When visiting a new place, I always ride my jet lag and rise very early to hunt down the most elaborate breakfast in the vicinity. I often find this in a luxury hotel that I’m not staying in. It’s an easy venue for solo travelers not yet acclimated with a new place.
Elaborate is key in this ritual. No self-serve buffets (though they’re very hard to resist, especially in Asia) or grab-and-go cafés. Sitting down for a meal alone allows one to experience local hospitality and intuit an aspect of the local sensibilities. A restaurant’s service, after all, is a kind of cultural performance—with an intricate choreography that tells its own story of the place you’ve landed.

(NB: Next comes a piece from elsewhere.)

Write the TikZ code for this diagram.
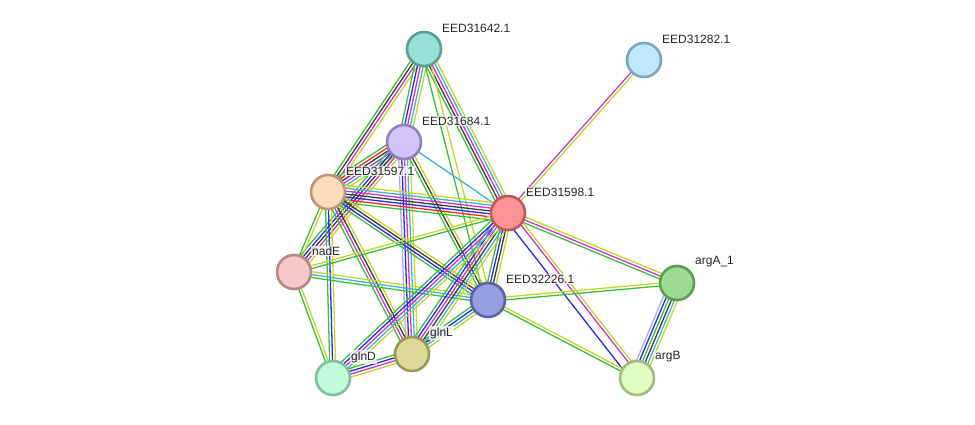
\documentclass[tikz,border=0pt]{standalone}
\usepackage{fontspec}
\setmainfont{Liberation Sans}
\usetikzlibrary{calc}
\pgfdeclarelayer{edges}
\pgfsetlayers{edges,main}

% evidence-channel colours
\definecolor{eGrn}{RGB}{60,190,60}
\definecolor{eBlk}{RGB}{60,60,60}
\definecolor{eMag}{RGB}{210,50,210}
\definecolor{eCya}{RGB}{60,180,220}
\definecolor{eYel}{RGB}{195,215,40}
\definecolor{eBlu}{RGB}{40,40,240}
\definecolor{eRed}{RGB}{245,40,40}
\definecolor{eLav}{RGB}{170,170,250}

% protein colours (fill / rim)
\definecolor{fA}{RGB}{152,224,214}\definecolor{bA}{RGB}{90,158,148}
\definecolor{fH}{RGB}{192,232,252}\definecolor{bH}{RGB}{123,164,192}
\definecolor{fP}{RGB}{210,196,252}\definecolor{bP}{RGB}{144,128,192}
\definecolor{fQ}{RGB}{253,220,188}\definecolor{bQ}{RGB}{184,152,122}
\definecolor{fS}{RGB}{252,148,148}\definecolor{bS}{RGB}{192,88,88}
\definecolor{fN}{RGB}{248,200,200}\definecolor{bN}{RGB}{184,136,136}
\definecolor{fT}{RGB}{150,160,224}\definecolor{bT}{RGB}{88,100,168}
\definecolor{fAA}{RGB}{158,220,148}\definecolor{bAA}{RGB}{92,156,84}
\definecolor{fL}{RGB}{220,216,152}\definecolor{bL}{RGB}{156,152,88}
\definecolor{fD}{RGB}{192,252,220}\definecolor{bD}{RGB}{128,192,156}
\definecolor{fAB}{RGB}{224,252,192}\definecolor{bAB}{RGB}{160,188,128}

\tikzset{
  protein/.style={circle, minimum size=34pt, inner sep=0pt, line width=2.6pt},
  plabel/.style={anchor=west, font=\fontsize{12}{12}\selectfont, text=black!85,
    fill=white, fill opacity=0.75, text opacity=1, inner sep=1pt},
  evline/.style={line width=1.3pt},
  gap/.style={draw=none},
}

% parallel evidence lines between two proteins: #3 = number of slots
\newcommand\evedge[4]{%
  \foreach \c [count=\i] in {#4} {%
    \pgfmathsetmacro\off{(\i-1-(#3-1)/2)*2.9}%
    \draw[evline, \c] ($(#1)!\off pt!90:(#2)$) -- ($(#2)!\off pt!-90:(#1)$);
  }%
}

\begin{document}
\begin{tikzpicture}[x=1pt, y=-1pt]
\useasboundingbox (0,0) rectangle (975,424);

% proteins
\node[protein, draw=bA, fill=fA] (A) at (424,49) {};
\node[protein, draw=bH, fill=fH] (H) at (644,60) {};
\node[protein, draw=bP, fill=fP] (P) at (404,142) {};
\node[protein, draw=bQ, fill=fQ] (Q) at (328,192) {};
\node[protein, draw=bS, fill=fS] (S) at (508,213) {};
\node[protein, draw=bN, fill=fN] (N) at (294,272) {};
\node[protein, draw=bT, fill=fT] (T) at (488,300) {};
\node[protein, draw=bAA, fill=fAA] (AA) at (677,283) {};
\node[protein, draw=bL, fill=fL] (L) at (412,354) {};
\node[protein, draw=bD, fill=fD] (D) at (333,378) {};
\node[protein, draw=bAB, fill=fAB] (AB) at (637,378) {};

% labels
\node[plabel] (lA) at ($(A)+(17,-21)$) {EED31642.1};
\node[plabel] (lH) at ($(H)+(17,-21)$) {EED31282.1};
\node[plabel] (lP) at ($(P)+(17,-21)$) {EED31684.1};
\node[plabel] (lQ) at ($(Q)+(17,-21)$) {EED31597.1};
\node[plabel] (lS) at ($(S)+(17,-21)$) {EED31598.1};
\node[plabel] (lN) at ($(N)+(17,-21)$) {nadE};
\node[plabel] (lT) at ($(T)+(17,-21)$) {EED32226.1};
\node[plabel] (lAA) at ($(AA)+(17,-21)$) {argA\_1};
\node[plabel] (lL) at ($(L)+(17,-21)$) {glnL};
\node[plabel] (lD) at ($(D)+(17,-21)$) {glnD};
\node[plabel] (lAB) at ($(AB)+(17,-21)$) {argB};

% interactions
\begin{pgfonlayer}{edges}
\evedge{A}{Q}{4}{eGrn,eBlk,eMag,eYel}
\evedge{A}{P}{5}{eGrn,eBlu,eMag,eCya,eYel}
\evedge{A}{S}{5}{eGrn,eBlk,eMag,eCya,eYel}
\evedge{A}{T}{3}{eGrn,gap,eYel}
\evedge{P}{Q}{6}{eGrn,eRed,eBlk,eMag,eCya,eYel}
\evedge{P}{S}{1}{eCya}
\evedge{P}{L}{5}{eLav,eBlu,eMag,eCya,eYel}
\evedge{P}{T}{3}{eGrn,eBlk,eYel}
\evedge{P}{N}{5}{eGrn,eBlu,eBlk,eMag,eYel}
\evedge{Q}{S}{7}{eGrn,eRed,eBlu,eBlk,eMag,eCya,eYel}
\evedge{Q}{N}{2}{eGrn,eYel}
\evedge{Q}{D}{3}{eGrn,eBlu,eYel}
\evedge{Q}{L}{4}{eGrn,eMag,eBlk,eYel}
\evedge{Q}{T}{4}{eGrn,eBlu,eBlk,eYel}
\evedge{N}{S}{2}{eGrn,eYel}
\evedge{N}{T}{3}{eGrn,eCya,eYel}
\evedge{N}{D}{2}{eGrn,eYel}
\evedge{S}{T}{4}{eGrn,eBlu,eBlk,eYel}
\evedge{S}{L}{6}{eGrn,eBlu,eMag,eBlk,eCya,eYel}
\evedge{S}{D}{5}{eGrn,eBlu,eMag,eCya,eYel}
\evedge{S}{H}{2}{eYel,eMag}
\evedge{S}{AA}{3}{eGrn,eMag,eYel}
\evedge{S}{AB}{5}{eBlu,gap,gap,eMag,eYel}
\evedge{T}{AA}{2}{eGrn,eYel}
\evedge{T}{AB}{2}{eGrn,eYel}
\evedge{T}{L}{4}{eGrn,eBlu,eCya,eYel}
\evedge{L}{D}{4}{eGrn,eBlu,eMag,eYel}
\evedge{AA}{AB}{6}{eLav,eBlu,eGrn,eBlk,eCya,eYel}
\end{pgfonlayer}
\end{tikzpicture}
\end{document}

As you approach, think of the din of glass and silverware as like musicians tuning their instruments before a performance. Then comes a warm cup of tea or coffee. A newspaper and a menu may soon follow.
As the meal progresses, subtle variations emerge: In London a plate of soft scrambled eggs was presented with great panache under a comically ornate silver dome. In Tokyo, the smiling server offered a small box for my handbag. Afterwards, small bites of fish, slivers of rolled omelette, rice and pickles, all served in small beautiful plates appeared. I spent as much time admiring the Japanese pottery as I did savoring the delicious meal. And in Turin, the breakfast theater culminated with a sleepy waiter offering an assortment of chocolate hazelnut cakes.
I take no photographs of these solitary breakfasts. The hour is fleeting and precious—an experience perhaps made even more special because it wasn’t documented or shared.